*Data to use*.
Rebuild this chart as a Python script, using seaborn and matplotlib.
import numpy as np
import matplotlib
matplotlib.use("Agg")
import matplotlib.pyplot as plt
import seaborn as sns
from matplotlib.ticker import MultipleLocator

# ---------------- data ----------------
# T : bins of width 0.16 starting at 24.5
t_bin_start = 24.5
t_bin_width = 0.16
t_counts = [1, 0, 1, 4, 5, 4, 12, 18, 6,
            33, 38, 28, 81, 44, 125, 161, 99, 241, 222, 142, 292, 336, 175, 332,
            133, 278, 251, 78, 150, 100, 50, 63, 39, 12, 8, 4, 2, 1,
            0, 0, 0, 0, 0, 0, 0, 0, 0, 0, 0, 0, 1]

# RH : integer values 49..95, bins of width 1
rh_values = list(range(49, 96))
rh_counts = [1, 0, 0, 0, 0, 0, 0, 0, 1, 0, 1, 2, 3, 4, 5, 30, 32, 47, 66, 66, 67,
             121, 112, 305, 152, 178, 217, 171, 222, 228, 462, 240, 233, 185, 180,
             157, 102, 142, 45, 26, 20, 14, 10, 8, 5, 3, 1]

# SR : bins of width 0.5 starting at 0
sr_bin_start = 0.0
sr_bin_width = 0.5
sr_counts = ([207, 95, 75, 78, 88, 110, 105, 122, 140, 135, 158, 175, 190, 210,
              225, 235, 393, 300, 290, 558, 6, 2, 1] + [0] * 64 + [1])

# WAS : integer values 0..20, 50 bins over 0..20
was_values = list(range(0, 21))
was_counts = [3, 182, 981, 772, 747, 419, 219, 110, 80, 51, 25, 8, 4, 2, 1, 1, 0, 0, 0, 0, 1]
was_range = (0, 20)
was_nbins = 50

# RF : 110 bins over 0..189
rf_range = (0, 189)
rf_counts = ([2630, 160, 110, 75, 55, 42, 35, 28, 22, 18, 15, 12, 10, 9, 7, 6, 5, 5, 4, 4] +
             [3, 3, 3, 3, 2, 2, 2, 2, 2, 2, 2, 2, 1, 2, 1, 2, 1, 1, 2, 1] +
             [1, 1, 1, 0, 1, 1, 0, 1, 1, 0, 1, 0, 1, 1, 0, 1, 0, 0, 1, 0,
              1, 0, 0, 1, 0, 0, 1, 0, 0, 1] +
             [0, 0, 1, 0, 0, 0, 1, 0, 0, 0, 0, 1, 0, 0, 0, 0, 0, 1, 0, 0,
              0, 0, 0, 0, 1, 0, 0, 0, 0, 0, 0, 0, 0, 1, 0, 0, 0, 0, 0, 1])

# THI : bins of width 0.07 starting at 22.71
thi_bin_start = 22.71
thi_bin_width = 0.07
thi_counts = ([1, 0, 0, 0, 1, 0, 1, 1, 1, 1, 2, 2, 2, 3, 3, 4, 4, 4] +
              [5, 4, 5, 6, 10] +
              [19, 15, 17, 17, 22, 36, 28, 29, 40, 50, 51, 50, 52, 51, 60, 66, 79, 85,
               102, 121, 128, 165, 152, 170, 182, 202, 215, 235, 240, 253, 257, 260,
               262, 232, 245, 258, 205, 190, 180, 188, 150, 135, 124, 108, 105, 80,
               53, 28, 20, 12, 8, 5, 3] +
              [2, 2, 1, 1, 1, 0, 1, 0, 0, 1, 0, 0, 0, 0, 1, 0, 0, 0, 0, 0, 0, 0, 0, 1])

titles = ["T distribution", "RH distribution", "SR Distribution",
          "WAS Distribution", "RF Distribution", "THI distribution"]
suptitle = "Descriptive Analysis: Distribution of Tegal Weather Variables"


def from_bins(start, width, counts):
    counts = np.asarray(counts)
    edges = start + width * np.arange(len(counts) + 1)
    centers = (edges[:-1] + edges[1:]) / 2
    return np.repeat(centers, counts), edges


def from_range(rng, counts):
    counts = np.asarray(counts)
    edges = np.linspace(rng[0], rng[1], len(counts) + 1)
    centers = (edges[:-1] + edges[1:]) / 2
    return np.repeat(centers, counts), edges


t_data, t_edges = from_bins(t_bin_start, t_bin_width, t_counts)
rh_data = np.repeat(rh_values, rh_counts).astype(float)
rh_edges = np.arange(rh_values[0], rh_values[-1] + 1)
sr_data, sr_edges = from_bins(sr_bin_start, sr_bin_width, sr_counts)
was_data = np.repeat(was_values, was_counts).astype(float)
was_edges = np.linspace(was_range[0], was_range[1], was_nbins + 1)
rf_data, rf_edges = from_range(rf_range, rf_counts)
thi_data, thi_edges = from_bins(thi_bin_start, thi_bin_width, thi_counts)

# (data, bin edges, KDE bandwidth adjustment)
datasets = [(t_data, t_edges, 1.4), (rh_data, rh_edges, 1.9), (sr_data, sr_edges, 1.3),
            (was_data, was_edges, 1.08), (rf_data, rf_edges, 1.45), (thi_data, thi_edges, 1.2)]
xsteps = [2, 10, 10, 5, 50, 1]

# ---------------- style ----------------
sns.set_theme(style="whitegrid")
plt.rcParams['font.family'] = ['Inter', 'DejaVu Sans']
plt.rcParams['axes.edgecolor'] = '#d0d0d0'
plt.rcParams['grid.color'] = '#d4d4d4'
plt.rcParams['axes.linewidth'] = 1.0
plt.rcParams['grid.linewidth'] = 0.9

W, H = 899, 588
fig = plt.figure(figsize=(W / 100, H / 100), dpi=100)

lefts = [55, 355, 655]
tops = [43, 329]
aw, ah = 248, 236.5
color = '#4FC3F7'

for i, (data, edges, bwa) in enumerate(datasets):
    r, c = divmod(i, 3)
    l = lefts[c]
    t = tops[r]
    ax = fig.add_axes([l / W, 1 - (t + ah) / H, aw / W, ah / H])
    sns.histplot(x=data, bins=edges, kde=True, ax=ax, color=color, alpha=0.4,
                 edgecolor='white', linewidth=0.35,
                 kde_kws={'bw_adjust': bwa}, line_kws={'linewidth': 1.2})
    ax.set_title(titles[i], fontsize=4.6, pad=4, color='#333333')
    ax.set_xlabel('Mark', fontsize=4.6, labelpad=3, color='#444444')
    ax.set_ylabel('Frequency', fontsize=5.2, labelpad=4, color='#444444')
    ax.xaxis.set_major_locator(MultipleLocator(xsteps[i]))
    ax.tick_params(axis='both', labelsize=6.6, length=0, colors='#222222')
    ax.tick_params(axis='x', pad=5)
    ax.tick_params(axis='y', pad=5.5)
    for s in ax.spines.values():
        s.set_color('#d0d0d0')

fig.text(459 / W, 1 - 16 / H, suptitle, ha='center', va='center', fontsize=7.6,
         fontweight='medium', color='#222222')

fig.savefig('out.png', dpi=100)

* * *

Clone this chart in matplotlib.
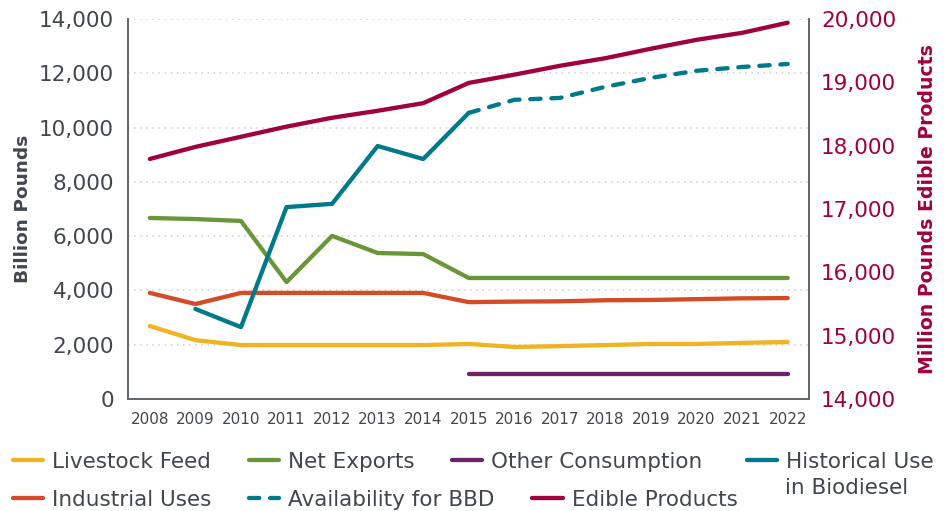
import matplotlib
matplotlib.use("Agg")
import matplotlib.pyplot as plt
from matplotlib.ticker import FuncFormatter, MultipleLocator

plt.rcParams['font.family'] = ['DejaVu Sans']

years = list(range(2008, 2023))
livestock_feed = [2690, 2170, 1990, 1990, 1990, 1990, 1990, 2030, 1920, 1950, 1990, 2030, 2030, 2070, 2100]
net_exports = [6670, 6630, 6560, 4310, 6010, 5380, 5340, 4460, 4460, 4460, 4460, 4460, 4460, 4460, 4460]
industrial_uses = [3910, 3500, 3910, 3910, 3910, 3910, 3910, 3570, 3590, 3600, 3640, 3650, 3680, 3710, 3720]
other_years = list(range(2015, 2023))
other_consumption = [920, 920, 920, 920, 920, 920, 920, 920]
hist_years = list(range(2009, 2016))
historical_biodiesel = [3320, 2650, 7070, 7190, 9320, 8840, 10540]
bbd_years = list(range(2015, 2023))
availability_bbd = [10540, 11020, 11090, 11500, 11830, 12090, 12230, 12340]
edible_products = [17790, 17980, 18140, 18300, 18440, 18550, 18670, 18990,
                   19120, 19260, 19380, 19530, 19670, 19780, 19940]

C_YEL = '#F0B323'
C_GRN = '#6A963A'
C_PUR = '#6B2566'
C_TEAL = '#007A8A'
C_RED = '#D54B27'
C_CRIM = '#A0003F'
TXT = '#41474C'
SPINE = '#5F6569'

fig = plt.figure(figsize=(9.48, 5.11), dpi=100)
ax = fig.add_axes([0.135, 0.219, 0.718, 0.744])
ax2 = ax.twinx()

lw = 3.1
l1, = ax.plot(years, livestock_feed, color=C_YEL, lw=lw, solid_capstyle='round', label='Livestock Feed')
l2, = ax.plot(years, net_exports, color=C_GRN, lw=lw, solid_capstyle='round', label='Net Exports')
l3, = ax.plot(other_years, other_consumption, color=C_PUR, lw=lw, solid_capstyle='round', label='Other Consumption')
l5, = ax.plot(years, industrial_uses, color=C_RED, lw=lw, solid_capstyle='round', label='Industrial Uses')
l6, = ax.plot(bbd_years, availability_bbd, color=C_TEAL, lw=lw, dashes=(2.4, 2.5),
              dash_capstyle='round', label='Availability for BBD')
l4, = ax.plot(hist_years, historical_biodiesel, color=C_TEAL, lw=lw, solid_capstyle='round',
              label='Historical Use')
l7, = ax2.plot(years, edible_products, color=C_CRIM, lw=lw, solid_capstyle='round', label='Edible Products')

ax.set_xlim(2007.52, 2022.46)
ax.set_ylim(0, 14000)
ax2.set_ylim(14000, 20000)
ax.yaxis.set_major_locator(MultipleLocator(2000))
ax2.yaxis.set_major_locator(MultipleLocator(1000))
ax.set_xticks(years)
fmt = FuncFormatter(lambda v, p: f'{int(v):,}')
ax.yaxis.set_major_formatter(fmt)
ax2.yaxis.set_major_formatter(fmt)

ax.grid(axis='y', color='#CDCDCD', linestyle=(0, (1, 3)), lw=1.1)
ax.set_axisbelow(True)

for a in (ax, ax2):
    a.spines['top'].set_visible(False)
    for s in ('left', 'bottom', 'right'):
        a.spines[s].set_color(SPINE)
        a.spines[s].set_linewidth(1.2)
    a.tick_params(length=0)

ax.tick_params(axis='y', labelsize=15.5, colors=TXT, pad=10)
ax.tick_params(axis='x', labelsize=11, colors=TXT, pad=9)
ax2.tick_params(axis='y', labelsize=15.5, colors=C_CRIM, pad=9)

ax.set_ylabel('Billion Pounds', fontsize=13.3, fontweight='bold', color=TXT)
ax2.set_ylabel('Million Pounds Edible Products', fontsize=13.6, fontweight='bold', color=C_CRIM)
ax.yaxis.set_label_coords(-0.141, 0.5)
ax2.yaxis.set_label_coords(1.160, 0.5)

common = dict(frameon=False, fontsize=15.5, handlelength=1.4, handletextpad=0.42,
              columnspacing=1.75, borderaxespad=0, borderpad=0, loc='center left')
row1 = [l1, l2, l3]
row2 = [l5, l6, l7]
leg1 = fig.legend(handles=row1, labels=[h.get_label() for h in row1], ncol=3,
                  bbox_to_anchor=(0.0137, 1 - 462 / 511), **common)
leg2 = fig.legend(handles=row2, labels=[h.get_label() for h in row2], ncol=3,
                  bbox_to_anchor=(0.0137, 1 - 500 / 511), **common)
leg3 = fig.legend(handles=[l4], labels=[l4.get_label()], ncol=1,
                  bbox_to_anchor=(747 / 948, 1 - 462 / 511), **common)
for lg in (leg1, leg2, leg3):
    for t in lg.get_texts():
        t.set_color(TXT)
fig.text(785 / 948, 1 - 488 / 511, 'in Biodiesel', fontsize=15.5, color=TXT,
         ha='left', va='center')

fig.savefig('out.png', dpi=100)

...

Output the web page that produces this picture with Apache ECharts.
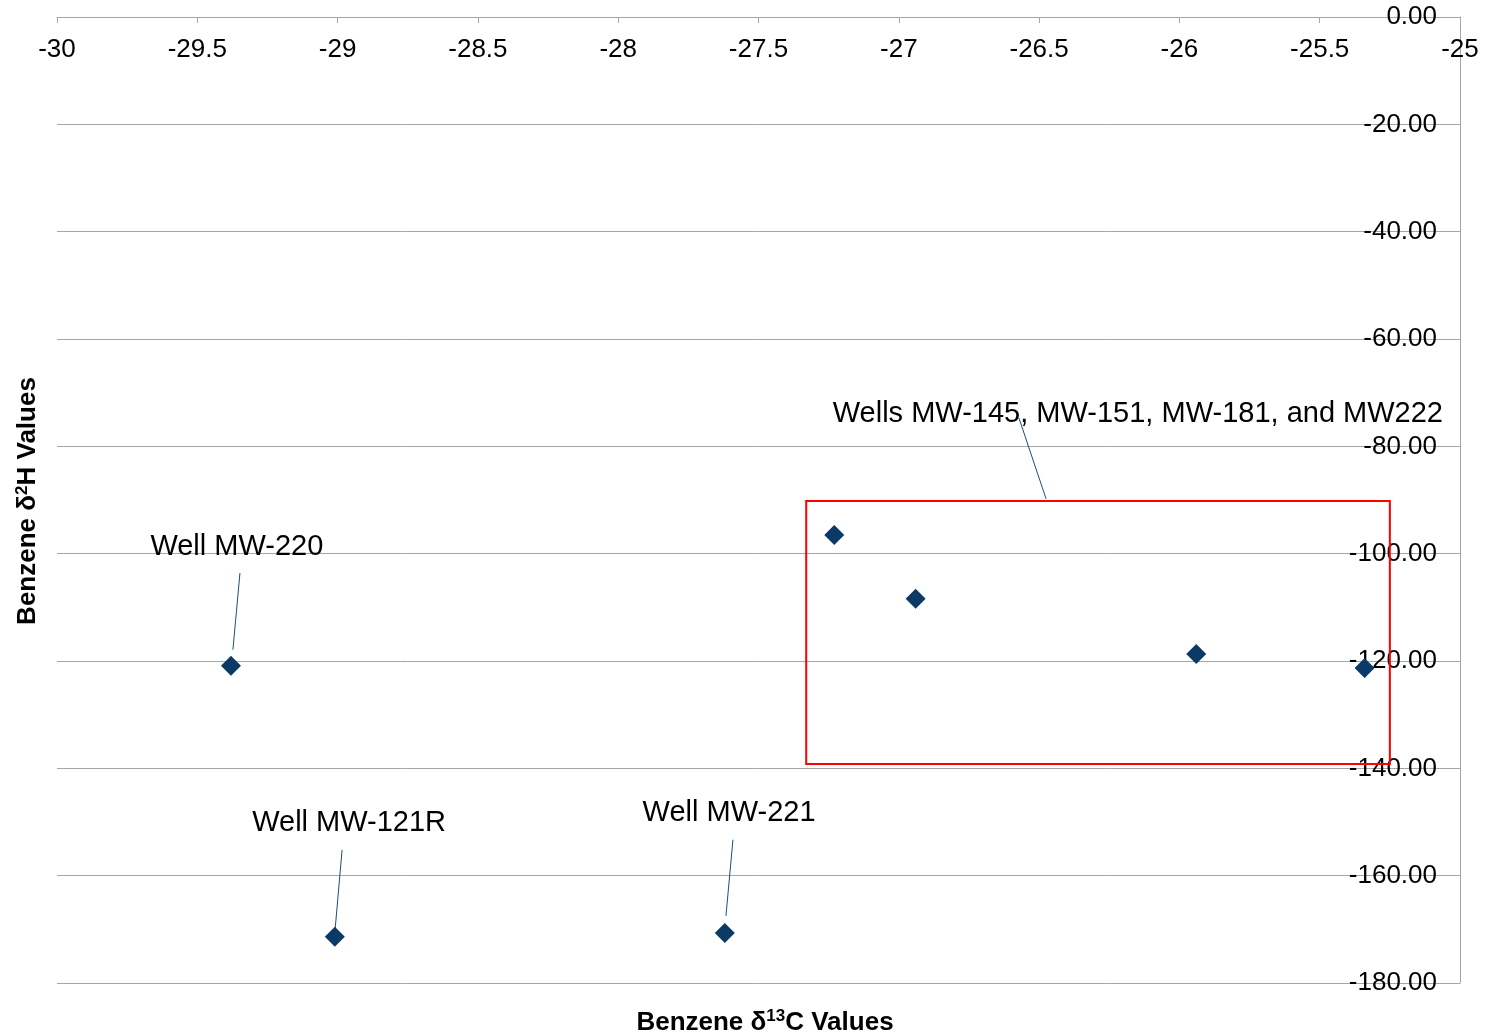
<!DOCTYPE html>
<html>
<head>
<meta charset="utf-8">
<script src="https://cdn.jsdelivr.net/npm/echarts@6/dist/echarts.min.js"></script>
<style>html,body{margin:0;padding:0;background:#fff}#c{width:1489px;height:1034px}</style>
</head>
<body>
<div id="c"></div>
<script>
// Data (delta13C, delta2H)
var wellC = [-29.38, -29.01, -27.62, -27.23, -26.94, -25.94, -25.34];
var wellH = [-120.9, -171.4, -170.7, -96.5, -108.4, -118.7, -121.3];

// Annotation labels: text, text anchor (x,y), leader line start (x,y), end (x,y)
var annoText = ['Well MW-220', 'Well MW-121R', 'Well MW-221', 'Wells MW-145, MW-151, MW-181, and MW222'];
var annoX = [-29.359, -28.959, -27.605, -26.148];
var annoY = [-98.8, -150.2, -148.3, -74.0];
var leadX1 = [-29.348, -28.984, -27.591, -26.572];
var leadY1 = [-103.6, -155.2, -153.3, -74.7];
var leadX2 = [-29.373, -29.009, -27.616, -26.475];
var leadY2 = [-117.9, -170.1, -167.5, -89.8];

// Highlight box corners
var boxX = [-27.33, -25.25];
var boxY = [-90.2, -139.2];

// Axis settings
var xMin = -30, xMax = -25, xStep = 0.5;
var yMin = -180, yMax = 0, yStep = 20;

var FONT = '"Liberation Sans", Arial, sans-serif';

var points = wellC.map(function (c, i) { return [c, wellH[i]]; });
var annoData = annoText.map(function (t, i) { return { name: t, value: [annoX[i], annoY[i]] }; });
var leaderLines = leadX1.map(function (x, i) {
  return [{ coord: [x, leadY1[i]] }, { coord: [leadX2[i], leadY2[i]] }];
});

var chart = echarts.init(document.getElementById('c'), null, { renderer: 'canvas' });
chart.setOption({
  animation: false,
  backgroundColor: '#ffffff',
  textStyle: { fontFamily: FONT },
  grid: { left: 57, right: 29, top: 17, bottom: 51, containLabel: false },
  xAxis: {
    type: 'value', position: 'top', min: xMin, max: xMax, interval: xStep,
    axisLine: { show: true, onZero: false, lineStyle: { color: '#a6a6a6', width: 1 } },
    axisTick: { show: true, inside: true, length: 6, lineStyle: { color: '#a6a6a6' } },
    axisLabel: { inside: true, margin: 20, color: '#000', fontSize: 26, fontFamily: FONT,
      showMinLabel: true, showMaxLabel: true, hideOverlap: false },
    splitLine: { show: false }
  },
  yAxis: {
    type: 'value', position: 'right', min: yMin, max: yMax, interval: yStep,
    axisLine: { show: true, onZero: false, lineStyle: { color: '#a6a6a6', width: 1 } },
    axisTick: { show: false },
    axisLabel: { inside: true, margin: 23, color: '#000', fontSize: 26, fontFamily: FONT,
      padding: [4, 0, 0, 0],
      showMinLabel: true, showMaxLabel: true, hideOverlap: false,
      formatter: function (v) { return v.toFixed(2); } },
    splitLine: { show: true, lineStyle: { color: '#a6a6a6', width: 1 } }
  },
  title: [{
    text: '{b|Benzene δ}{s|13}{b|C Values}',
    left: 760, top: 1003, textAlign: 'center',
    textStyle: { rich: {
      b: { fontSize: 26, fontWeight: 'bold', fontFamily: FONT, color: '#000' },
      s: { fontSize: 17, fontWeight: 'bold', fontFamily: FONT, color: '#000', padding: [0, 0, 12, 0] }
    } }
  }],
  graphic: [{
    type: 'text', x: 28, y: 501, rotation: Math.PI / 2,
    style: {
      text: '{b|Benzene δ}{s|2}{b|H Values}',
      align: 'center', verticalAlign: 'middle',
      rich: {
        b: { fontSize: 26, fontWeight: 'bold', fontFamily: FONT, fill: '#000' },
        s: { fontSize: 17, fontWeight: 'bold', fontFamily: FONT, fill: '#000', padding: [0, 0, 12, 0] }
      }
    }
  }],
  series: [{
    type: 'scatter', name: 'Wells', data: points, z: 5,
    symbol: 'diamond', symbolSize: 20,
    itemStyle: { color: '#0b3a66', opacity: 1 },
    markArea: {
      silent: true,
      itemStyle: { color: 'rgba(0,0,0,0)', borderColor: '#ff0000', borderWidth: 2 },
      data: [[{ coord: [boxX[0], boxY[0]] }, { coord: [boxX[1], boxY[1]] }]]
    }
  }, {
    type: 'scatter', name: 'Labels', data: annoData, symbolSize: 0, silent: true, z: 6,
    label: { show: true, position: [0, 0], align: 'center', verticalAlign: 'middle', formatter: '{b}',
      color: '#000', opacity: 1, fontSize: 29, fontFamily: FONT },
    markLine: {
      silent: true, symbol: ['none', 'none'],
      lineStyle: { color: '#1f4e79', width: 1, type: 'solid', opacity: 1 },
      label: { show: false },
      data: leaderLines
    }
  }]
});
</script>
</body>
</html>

*What is required*. Give again the lines from the one with "Rebuild this chart" to the one with "from matplotlib.ticker import MultipleLocator", both lines included, exactly and with no other line.

*Answer to this problem*.
Rebuild this chart as a Python script, using seaborn and matplotlib.
import numpy as np
import matplotlib
matplotlib.use("Agg")
import matplotlib.pyplot as plt
import seaborn as sns
from matplotlib.ticker import MultipleLocator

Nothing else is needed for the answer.